The Search Gap – Part 2
In my last post, The Search Gap – Part 1, I discussed the enormous gap between web search and “behind the firewall” search—i.e enterprise search. Now, as promised, I’ll lay out how you can bridge the search gap in three critical areas—coverage, findability and usability.
1. Coverage
Search needs to aim at being universal. Like Google outside the firewall, you should aim to organize and make accessible through search all information in your organization. You cannot expect your users to figure out where to search before actually doing a search. This is also key to raising expectations. When users start trusting the engine and can’t find information, they will request that the information be made accessible and searchable, creating an incentive to share information. In most organizations, increasing coverage means making secure content searchable across multiple repositories; secured content is more often than not the most valuable.

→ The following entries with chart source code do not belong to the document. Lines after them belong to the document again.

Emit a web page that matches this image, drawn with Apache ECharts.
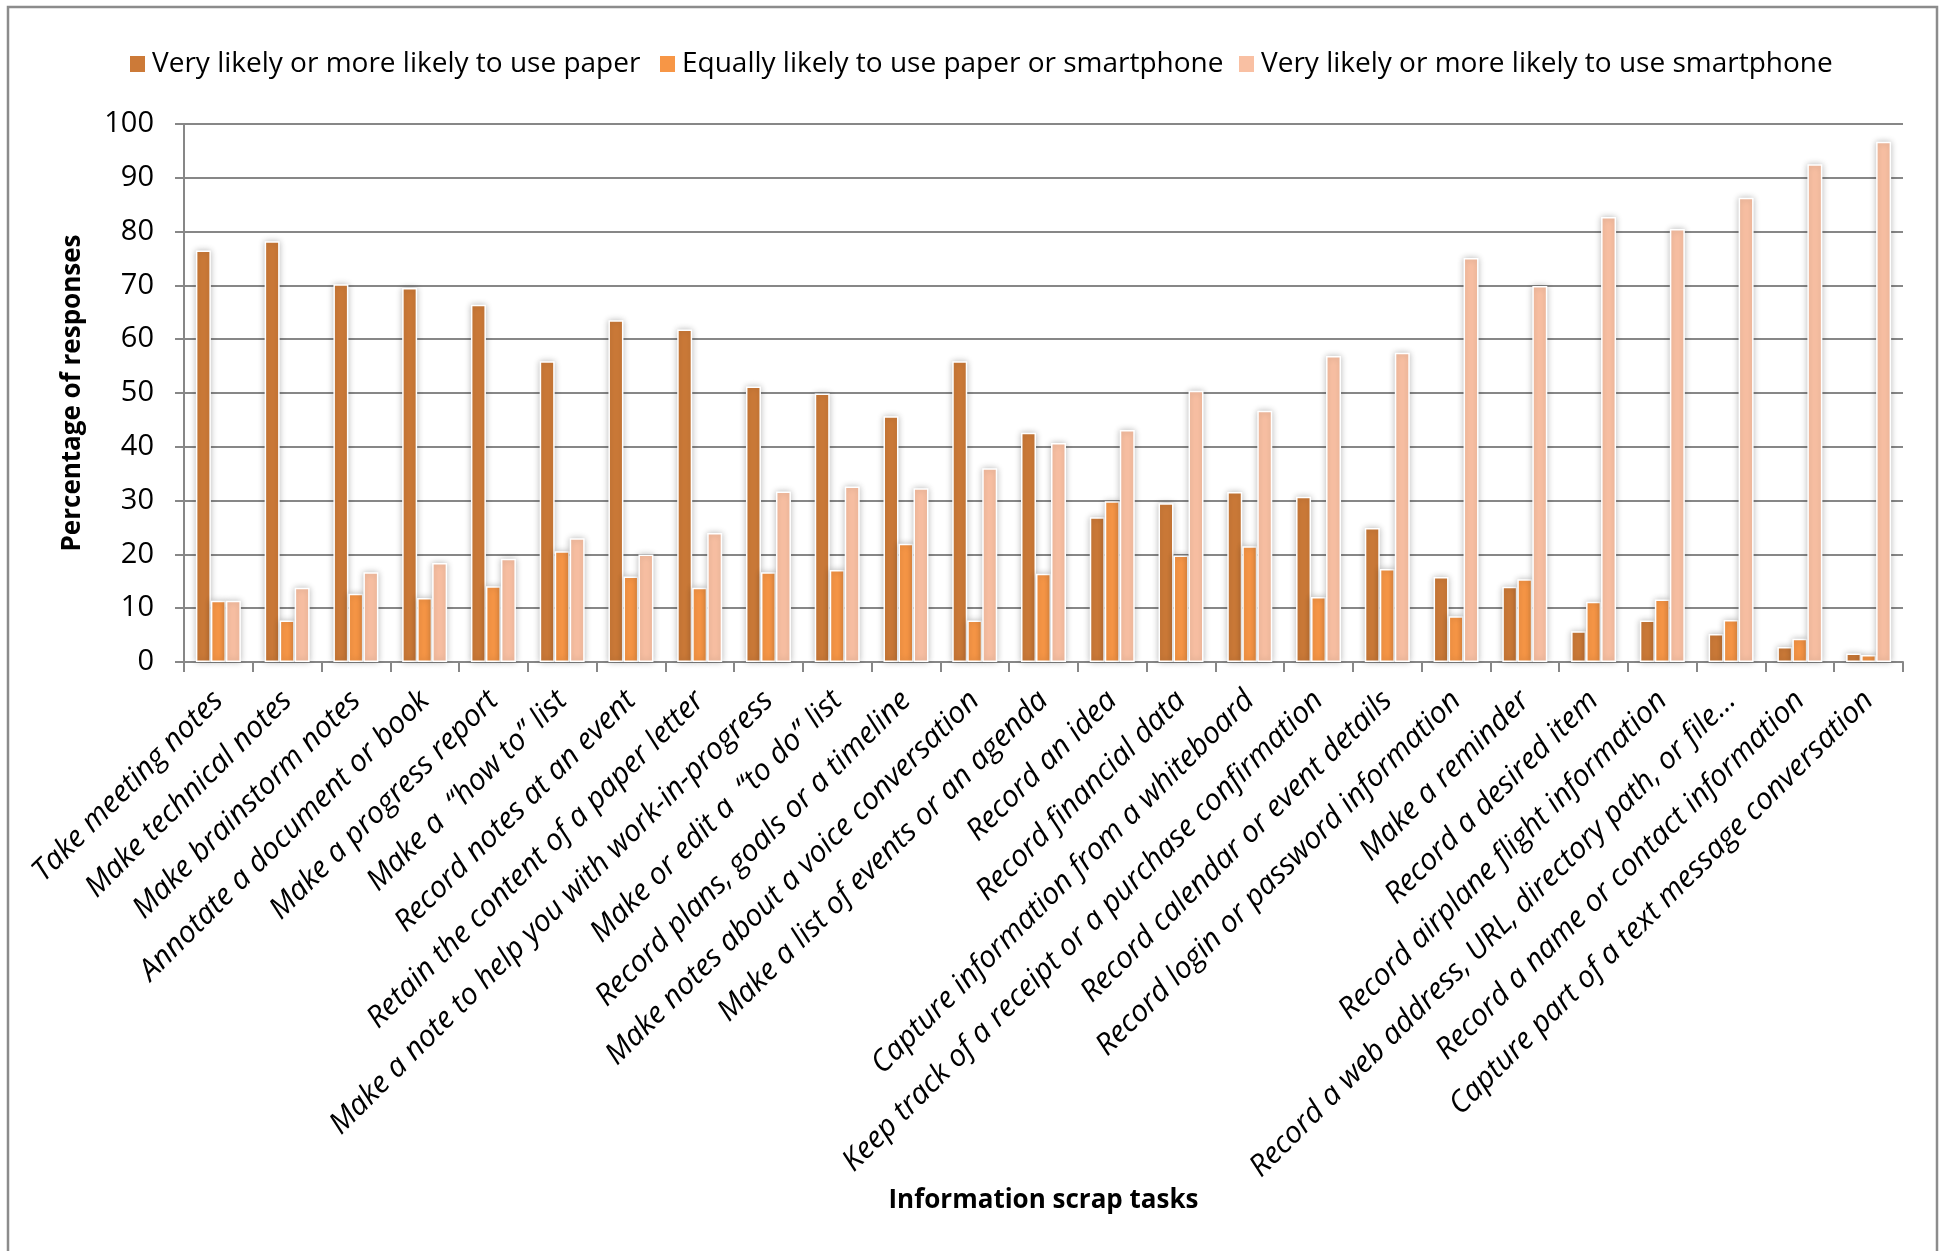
<!DOCTYPE html>
<html lang="en">
<head>
    <meta charset="UTF-8">
    <title>Information scrap tasks</title>
    <script src="https://cdn.jsdelivr.net/npm/echarts@6/dist/echarts.min.js"></script>
    <style>
        html, body { margin: 0; padding: 0; background: #fff; }
        #main { width: 1940px; height: 1251px; }
    </style>
</head>
<body>
    <div id="main"></div>
    <script>
        // 任务类别
        var categories = [
            'Take meeting notes',
            'Make technical notes',
            'Make brainstorm notes',
            'Annotate a document or book',
            'Make a progress report',
            'Make a  \u201Chow to\u201D list',
            'Record notes at an event',
            'Retain the content of a paper letter',
            'Make a note to help you with work-in-progress',
            'Make or edit a  \u201Cto do\u201D list',
            'Record plans, goals or a timeline',
            'Make notes about a voice conversation',
            'Make a list of events or an agenda',
            'Record an idea',
            'Record financial data',
            'Capture information from a whiteboard',
            'Keep track of a receipt or a purchase confirmation',
            'Record calendar or event details',
            'Record login or password information',
            'Make a reminder',
            'Record a desired item',
            'Record airplane flight information',
            'Record a web address, URL, directory path, or file\u2026',
            'Record a name or contact information',
            'Capture part of a text message conversation'
        ];
        var seriesNames = [
            'Very likely or more likely to use paper',
            'Equally likely to use paper or smartphone',
            'Very likely or more likely to use smartphone'
        ];
        var paperValues = [76.5, 78.2, 70.2, 69.5, 66.4, 55.9, 63.5, 61.8, 51.2, 49.9, 45.7, 55.9, 42.6,
            26.9, 29.5, 31.6, 30.7, 24.9, 15.8, 14.0, 5.7, 7.7, 5.2, 2.8, 1.6];
        var equalValues = [11.4, 7.7, 12.7, 11.9, 14.1, 20.6, 15.9, 13.8, 16.7, 17.1, 22.0, 7.7, 16.4,
            29.9, 19.8, 21.5, 12.1, 17.3, 8.5, 15.4, 11.2, 11.6, 7.8, 4.3, 1.3];
        var smartValues = [11.4, 13.8, 16.7, 18.4, 19.2, 23.0, 20.0, 24.0, 31.7, 32.6, 32.3, 36.0, 40.7,
            43.1, 50.4, 46.7, 56.9, 57.5, 75.1, 69.9, 82.7, 80.5, 86.3, 92.5, 96.7];
        var colors = ['#CC7A38', '#F79646', '#F9C0A3'];

        var font = "'Open Sans', 'Liberation Sans', sans-serif";
        var myChart = echarts.init(document.getElementById('main'), null, { renderer: 'canvas' });

        function makeBar(name, data, color) {
            return {
                name: name,
                type: 'bar',
                data: data,
                barWidth: 15,
                barGap: '0%',
                itemStyle: {
                    color: color,
                    borderColor: '#fff',
                    borderWidth: 1.5,
                    shadowBlur: 6,
                    shadowColor: 'rgba(0,0,0,0.25)'
                }
            };
        }

        function makeLegend(idx, left) {
            return {
                data: [seriesNames[idx]],
                left: left,
                top: 43,
                icon: 'rect',
                itemWidth: 15,
                itemHeight: 16,
                itemStyle: { borderWidth: 0, shadowBlur: 0 },
                textStyle: { fontFamily: font, fontSize: 28, color: '#000', lineHeight: 32, padding: [0, 0, 0, 2] }
            };
        }

        var option = {
            animation: false,
            backgroundColor: '#fff',
            color: colors,
            graphic: [{
                type: 'rect',
                shape: { x: 8, y: 7, width: 1929, height: 1300 },
                style: { fill: 'none', stroke: '#8c8c8c', lineWidth: 2.5 },
                silent: true
            }],
            legend: [makeLegend(0, 125), makeLegend(1, 655), makeLegend(2, 1234)],
            grid: { left: 184, right: 37, top: 124, bottom: 589, containLabel: false },
            xAxis: {
                type: 'category',
                data: categories,
                name: 'Information scrap tasks',
                nameLocation: 'middle',
                nameGap: 526,
                nameTextStyle: { fontFamily: font, fontSize: 26, fontWeight: 'bold', color: '#000' },
                axisLine: { lineStyle: { color: '#878787', width: 2 } },
                axisTick: { show: true, length: 10, lineStyle: { color: '#878787', width: 2 } },
                axisLabel: {
                    interval: 0,
                    rotate: 45,
                    margin: 34,
                    fontFamily: font,
                    fontStyle: 'italic',
                    fontSize: 30,
                    color: '#000'
                }
            },
            yAxis: {
                type: 'value',
                min: 0,
                max: 100,
                interval: 10,
                name: 'Percentage of responses',
                nameLocation: 'middle',
                nameGap: 98,
                nameTextStyle: { fontFamily: font, fontSize: 26, fontWeight: 'bold', color: '#000' },
                axisLine: { show: true, lineStyle: { color: '#878787', width: 2 } },
                axisTick: { show: true, length: 9, lineStyle: { color: '#878787', width: 2 } },
                axisLabel: { margin: 30, fontFamily: font, fontSize: 29, color: '#000' },
                splitLine: { lineStyle: { color: '#878787', width: 2 } }
            },
            series: [
                makeBar(seriesNames[0], paperValues, colors[0]),
                makeBar(seriesNames[1], equalValues, colors[1]),
                makeBar(seriesNames[2], smartValues, colors[2])
            ]
        };

        myChart.setOption(option);
    </script>
</body>
</html>
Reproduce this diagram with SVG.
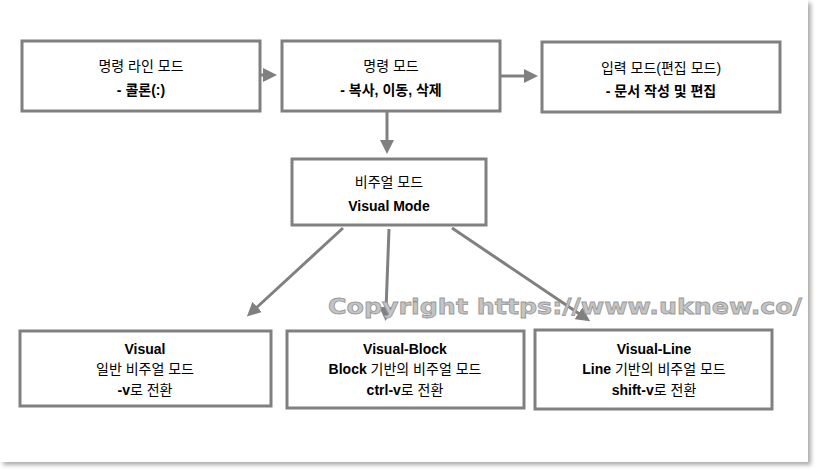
<svg xmlns="http://www.w3.org/2000/svg" width="817" height="471" viewBox="0 0 817 471">
<style>
.bx{fill:#fff;stroke:#808080;stroke-width:3}
.t{font-family:"Liberation Sans","Noto Sans CJK KR",sans-serif;font-size:14px;text-anchor:middle;fill:#000}
.b{font-weight:bold}
.c{stroke:#808080;stroke-width:3;fill:none;marker-end:url(#ah)}
</style>
<defs>
<marker id="ah" markerWidth="14" markerHeight="14" refX="3" refY="7" orient="auto" markerUnits="userSpaceOnUse"><path d="M0,0L14,7L0,14z" fill="#808080"/></marker>
<filter id="sh"><feDropShadow dx="3" dy="3" stdDeviation="2" flood-color="#888" flood-opacity="0.7"/></filter>
</defs>
<rect x="0" y="0" width="808" height="462" fill="#fff" filter="url(#sh)"/>
<g id="connectors">
<line class="c" x1="261" y1="75" x2="266" y2="75"/>
<line class="c" x1="501" y1="76" x2="527" y2="76"/>
<line class="c" x1="387" y1="112" x2="387" y2="143"/>
<line class="c" x1="343" y1="228" x2="255" y2="309"/>
<line class="c" x1="389" y1="229" x2="386" y2="310"/>
<line class="c" x1="452" y1="228" x2="581" y2="315"/>
</g>
<text x="328" y="314" font-family="DejaVu Sans,sans-serif" font-weight="bold" font-size="22" fill="#c4c4c4" stroke="#999" stroke-width="0.8" textLength="474" lengthAdjust="spacingAndGlyphs">Copyright  https://www.uknew.co/</text>
<g id="n1"><rect class="bx" x="22" y="41" width="238" height="70"/><text class="t" x="141" y="71">명령 라인 모드</text><text class="t b" x="141" y="95">- 콜론(:)</text></g>
<g id="n2"><rect class="bx" x="282" y="41" width="218" height="70"/><text class="t" x="391" y="71">명령 모드</text><text class="t b" x="391" y="95">- 복사, 이동, 삭제</text></g>
<g id="n3"><rect class="bx" x="542" y="42" width="238" height="70"/><text class="t" x="661" y="73">입력 모드(편집 모드)</text><text class="t b" x="661" y="96">- 문서 작성 및 편집</text></g>
<g id="n4"><rect class="bx" x="292" y="159" width="194" height="66"/><text class="t" x="389" y="187">비주얼 모드</text><text class="t b" x="389" y="211">Visual Mode</text></g>
<g id="n5"><rect class="bx" x="20" y="331" width="251" height="75"/><text class="t b" x="145" y="354">Visual</text><text class="t" x="145" y="374">일반 비주얼 모드</text><text class="t" x="145" y="395"><tspan class="b">-v</tspan>로 전환</text></g>
<g id="n6"><rect class="bx" x="287" y="331" width="237" height="77"/><text class="t b" x="405" y="354">Visual-Block</text><text class="t" x="405" y="374"><tspan class="b">Block</tspan> 기반의 비주얼 모드</text><text class="t" x="405" y="395"><tspan class="b">ctrl-v</tspan>로 전환</text></g>
<g id="n7"><rect class="bx" x="535" y="330" width="237" height="79"/><text class="t b" x="654" y="354">Visual-Line</text><text class="t" x="654" y="374"><tspan class="b">Line</tspan> 기반의 비주얼 모드</text><text class="t" x="654" y="395"><tspan class="b">shift-v</tspan>로 전환</text></g>
</svg>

You’ll need a search technology that’s able to tackle difficult and diverse connectivity, security, and data normalization issues in a minimum deployment time.
2. Findability
Findability is not just synonymous with relevance. Behind the firewall, there is no magical page rank or popularity metric. Clustering, metadata navigation, spotlighting, personalization, and source-dependent relevance formulas are key to raising findability across a wide range of information sources to an acceptable level. Look for search technology that provides these advanced tools out of the box and makes them easy to deploy (this is tied closely to the connectivity issue, as it requires the ability to leverage implicit and explicit metadata in the different repositories).
3. Usability
The web has created high standards for usability; enterprise applications need to match and even surpass that standard. Pay attention to little details: breadcrumbs, tabs, default syntax, overall look and feel, and UI personalization. Look for a search technology that provides a simple, weblike look and feel with well-integrated and well thought-out advanced features.
Only after resolving coverage, findability, and usability issues will you be able to break the vicious circle—low quality, low usage, low IT priority, low quality—and turn it into a virtuous circle—higher usage, raised user expectations, higher IT focus, and better search.